PCI Signs Agreement with Genmab to forge Strong Community Bond
Opening a new chapter in community-based collaboration, the Princeton Catalysis Initiative (PCI) has signed a partnership agreement with Genmab, an international biotech company based in Denmark with U.S. headquarters in Plainsboro. This is the sixth partnership for PCI in just over two years.
PCI enables new synergies and mission-inspired projects between Princeton University researchers and corporate scientists. The Genmab partnership was officially launched this month during a socially distanced tour of Genmab’s state-of-the-art facilities.
Genmab has had a modest presence in New Jersey for 20 years now. But the company recently enlarged and renovated its facilities and is actively recruiting to expand its team, signaling an ambition to engage the region’s innovation ecosystem that has the University at its core. Collaborations will flow from Genmab’s proximity to campus researchers, with an emphasis on involving postdocs and graduate students.
Inaugural PCI-Genmab projects target new technology from the Department of Chemistry’s MacMillan lab and the Department of Molecular Biology’s Adamson lab. A third project is being finalized.
Launched in early 2018, PCI has inked partnerships with Bristol-Myers Squibb, Celgene, Merck, Janssen, and Genentech.
Genmab specializes in the creation and development of differentiated antibody therapeutics for the treatment of cancer. It joins the PCI fold with plans to create a “different type” of partnership.
“Close collaboration with top-tier research institutions is part of our Genmab DNA,” said Genmab’s Corporate Vice President for Translational Research Kate Sasser. Sasser noted that their global R&D center in Utrecht, the Netherlands, has an open-door policy with academics in that region. The company plans to cultivate similar “back-and-forth” connections here through a multi-year approach that could eventually incorporate a seminar series for students and an internship program.
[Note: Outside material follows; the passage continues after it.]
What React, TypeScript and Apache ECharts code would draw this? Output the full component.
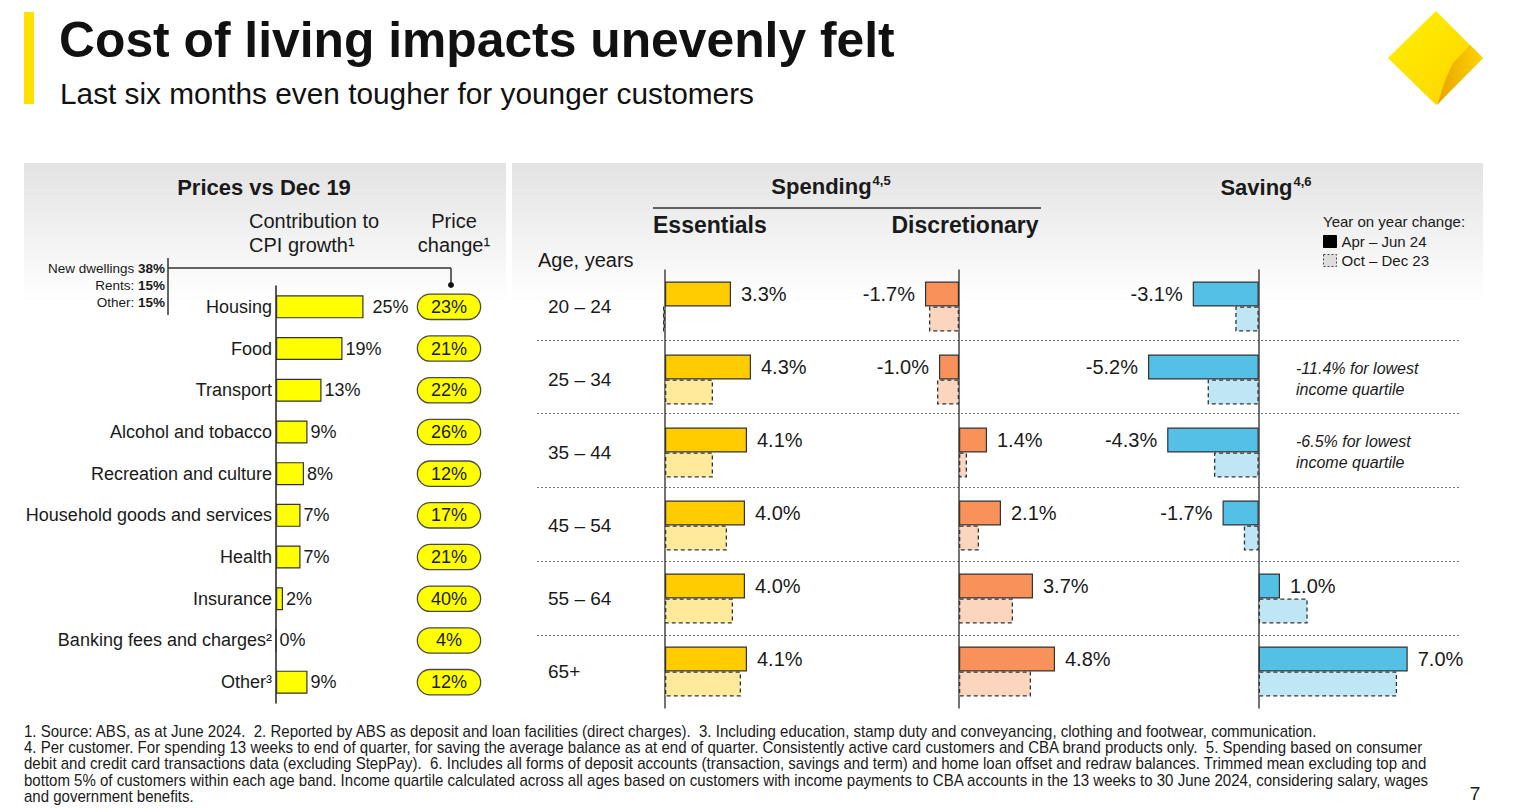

“Since our inception in Denmark and the Netherlands, we have built extensive ties within the larger life-sciences ecosystem, such as medical centers and universities and academia,” said Sasser. “Now that our Princeton-Genmab site is expanding as an end-to-end biotech, we believe Princeton can be an amazing partner. Princeton is known for solving big human problems with brilliant minds in areas that matter to Genmab, including biomedical, biological sciences, and computational biology.
“Our vision,” Sasser added, “is to partner with PCI on research projects in specific areas that unlock novel approaches in cancer research, antibody science, and data science.”
Advancing our Knowledge of Cancer Biology
The PCI-Genmab partnership has already spurred two projects that will help uncover novel insights into cancer biology and the functioning of the human immune system.
One project, with Britt Adamson, assistant professor of molecular biology, uses single-cell, CRISPR-based technologies in patient samples to identify genes associated with response and resistance to antibody therapies. The second project, with David MacMillan, the James S. McDonnell Distinguished University Professor of Chemistry, seeks to understand the location of specific antigen targets of interest within tumor cells and how these targets interact with other proteins within the cell membrane.
PCI, and its utility in connecting emerging science with industry partners that can scale it, is one of Princeton’s key innovation drivers.
“The Princeton Catalysis Initiative is unique among academic institutions in that it fosters both internal collaborations among faculty and external research collaborations with industry,” said Rodney Priestley, Princeton’s vice dean for innovation. “In just a short time, the initiative has inspired groundbreaking research. It is exciting to see how these external partnerships, including the new one with Genmab, help drive innovation at Princeton to have a positive impact on society.”
Jacob Geri, a postdoctoral fellow with the MacMillan lab, is ensconced in the Genmab project, which involves a new way of using the lab’s proximity labeling technology µMap, unveiled last spring. µMap allows scientists to identify, through the use of a photocatalyst, the proteins on a cell’s surface that are contiguous to each other. It is analogous to mapping a suburban neighborhood to see who lives next-door to whom in order to diagram the relationships.
But under the PCI-Genmab project, researchers will pivot slightly – mapping not cells in a petri dish, but cells from human tissue removed during biopsies, reflecting the human condition more closely to the disease of interest.
“I’ve been so into this problem since we first discussed it,” said Geri. “This problem is intriguing because the tissue resource is just astounding. Instead of using this technology on cancer cells that are in petri dishes from animal models, we’re going to use it on human cells that have been preserved from literally millions of patient biopsies. We can investigate the differences in protein-protein interactions between specific proteins and whatever they’re interacting with in a highly specific way.”
Genmab is based in Copenhagen, Denmark. Founded 1999, it currently has 800 employees across four international locations, including Copenhagen;
Utrecht, the Netherlands; Plainsboro, New Jersey; and Tokyo, Japan.